Não é segredo que todas as principais cidades do país sofrem com áreas degradadas que abrigam dependentes químicos viciados em crack e em situação de rua: nos arredores da Central do Brasil e na Zona Portuária, no Rio de Janeiro; no entorno da rodoviária e do Setor Comercial Sul, em Brasília; debaixo dos viadutos do Complexo da Lagoinha, em Belo Horizonte, entre outros. Mas é em São Paulo que está a maior delas, a chamada Cracolândia. A situação, há décadas, desafia o poder público, que tenta ações de todos os tipos, ainda sem uma resolução satisfatória. Nos últimos anos, enquanto estavam à frente da prefeitura, tanto o atual ministro da Fazenda, Fernando Haddad, quanto o ex-governador João Doria saíram-se mal ao tentar encarar o problema, cada um ao seu modo, mas ambos sem sucesso.

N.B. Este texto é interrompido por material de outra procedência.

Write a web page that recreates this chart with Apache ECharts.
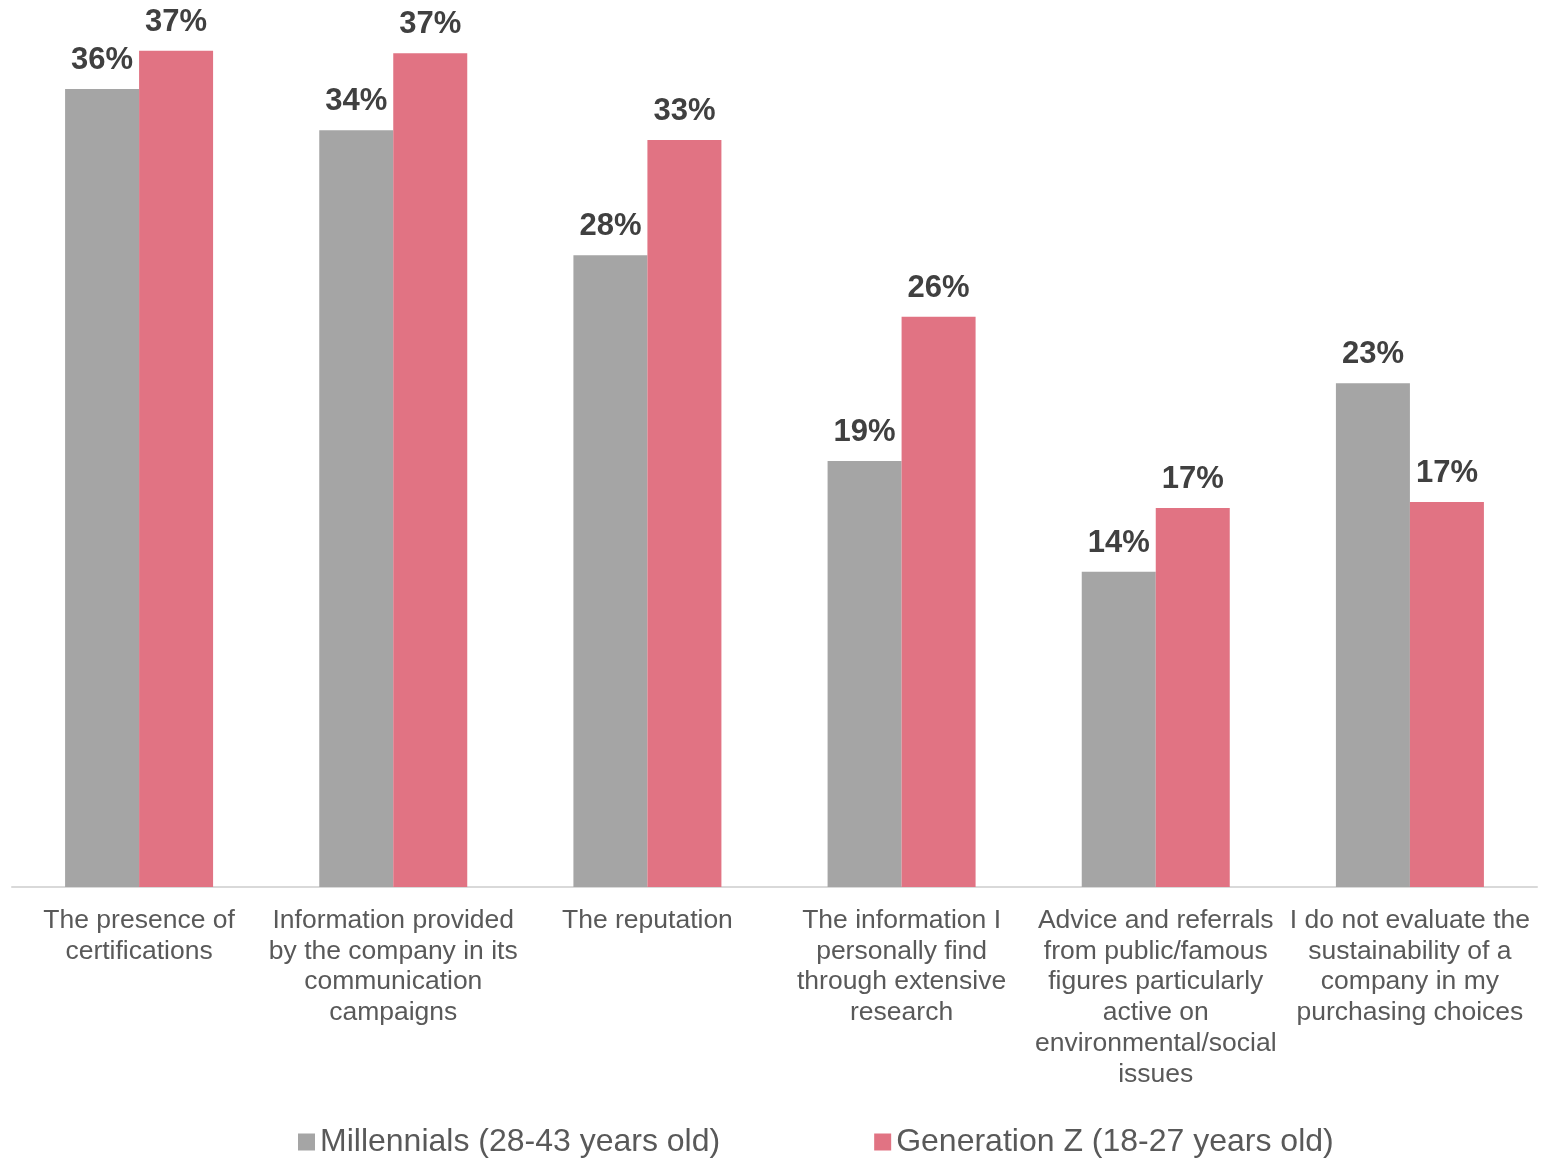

Por isso, o resto do país tem acompanhado com interesse e apreensão os recentes movimentos do governador Tarcísio de Freitas (Republicanos) sobre a Cracolândia paulista. Na última semana, ele desistiu de tentar, de novo, remover à força o fluxo — como é chamada a aglomeração de usuários de crack — do Bairro Campos Elísios para o Bairro Bom Retiro, ambos na Região Central de São Paulo. No início do mês, uma tentativa de alterar o ponto de concentração acabou por espalhar os usuários pelas ruas dos dois bairros, sem, claro, resolver o problema.
Na última sexta-feira, Tarcísio voltou ao tema, quando afirmou que não descarta apelar para a internação compulsória dos viciados em crack como forma de resolver o problema quando outras possibilidades estiverem esgotadas. Na sequência, o prefeito de São Paulo, Ricardo Nunes (MDB), concordou com o colega de que a opção de um tratamento à força para os dependentes químicos deveria estar em andamento.
Maior cidade do Hemisfério Sul, São Paulo funciona — para o bem e para o mal — como uma espécie de farol para o resto do Brasil, principalmente no quesito de medidas públicas. Afinal, com 11,4 milhões de pessoas, a capital paulista tem problemas em escalas consideravelmente maiores do que as outras cidades do país. Por isso, quando surge ali alguma solução para alguma questão urbana, é questão de tempo até que as outras cidades se inspirem, copiem e adaptem para suas realidades o que foi criado por lá. O problema é quando a medida agrava ainda mais a questão, como vem sendo o caso.
O deslocamento forçado dos usuários foi tentado, e acabou gerando diversas minicracolândias pelos bairros da Região Central de São Paulo, espalhando insegurança e preocupação para moradores. Já a internação involuntária é um método controverso e ineficaz. Um estudo publicado em 2022 no Brazilian Journal of Psychiatry apontou que, entre 2003 e 2019, as internações feitas sem o consentimento do paciente aumentaram 340% na capital paulista — e, obviamente, não resolveram a situação.
Um problema complexo como as cracolândias que se espalham pelo país exige — parece óbvio — uma solução complexa e multidisciplinar. São necessários esforços coordenados, diálogo constante com especialistas, envolvimento da sociedade civil e, acima de tudo, abordagens humanitárias e respeitosas aos direitos dos indivíduos afetados. Não entram nessa lista ações como arrastar uma multidão de dependentes por quarteirões a fio, ou trancafiá-los em instituições contra a vontade deles. Por enquanto, o exemplo paulista está longe de servir para o resto do país.